Diagnosis: High network latency or intermittent packet loss between your runner hosts and your GitLab instance is causing the runner to miss its health check-in intervals or fail to communicate job status updates, leading GitLab to believe the runner is offline.

Check:

• ping and traceroute: From a runner host, ping your.gitlab.instance.com and traceroute your.gitlab.instance.com to identify latency and potential network hops with issues.
• mtr (My Traceroute): A more advanced tool that combines ping and traceroute to give a continuous view of network path quality.
• GitLab Runner Logs: Look for recurring "connection refused," "timeout," or "EOF" errors when communicating with the GitLab API.

Fix:

• Improve Network Path: Work with your network team to optimize the route between your runners and GitLab. This might involve peering, direct connections, or resolving BGP issues.
• Use a Closer GitLab Instance: If your runners are in a different geographic region than your GitLab instance, consider deploying a dedicated GitLab instance closer to your runners or using GitLab’s Geo feature.
• CDN/Proxy Configuration: Ensure any intermediate proxies or CDNs are not causing bottlenecks or dropping connections.
• GitLab Instance Tuning: If your GitLab instance is on-premises or self-hosted, ensure its network interfaces and web server (Nginx/Apache) are not overloaded.
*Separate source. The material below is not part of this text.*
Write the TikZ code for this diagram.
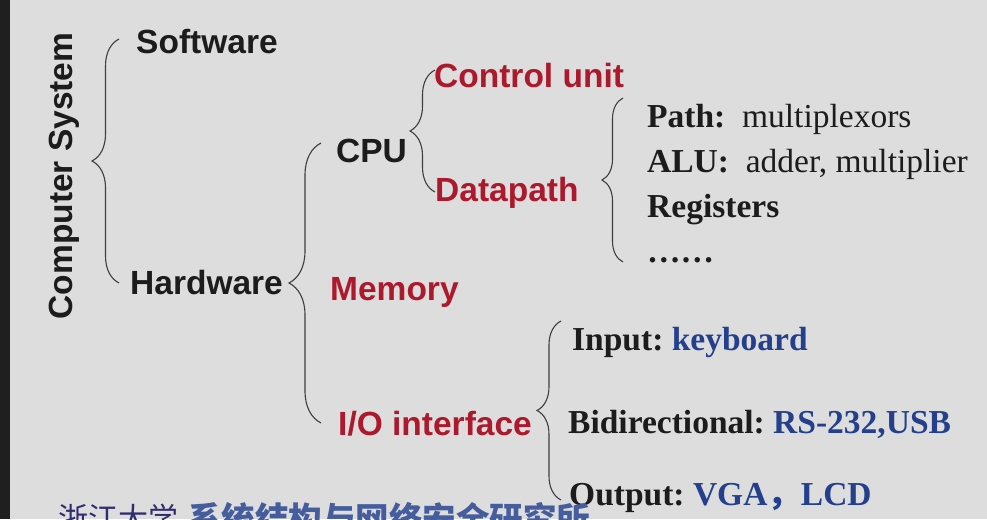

Why it works: Reliable communication is paramount. If the runner cannot consistently talk to GitLab, GitLab will eventually stop sending it work, assuming it’s unavailable.

The next error you’ll likely hit after fixing these is "Runner timed out" or "Job exceeded script execution time," as your jobs will now have the stable environment they need to run, but might still be too slow or complex.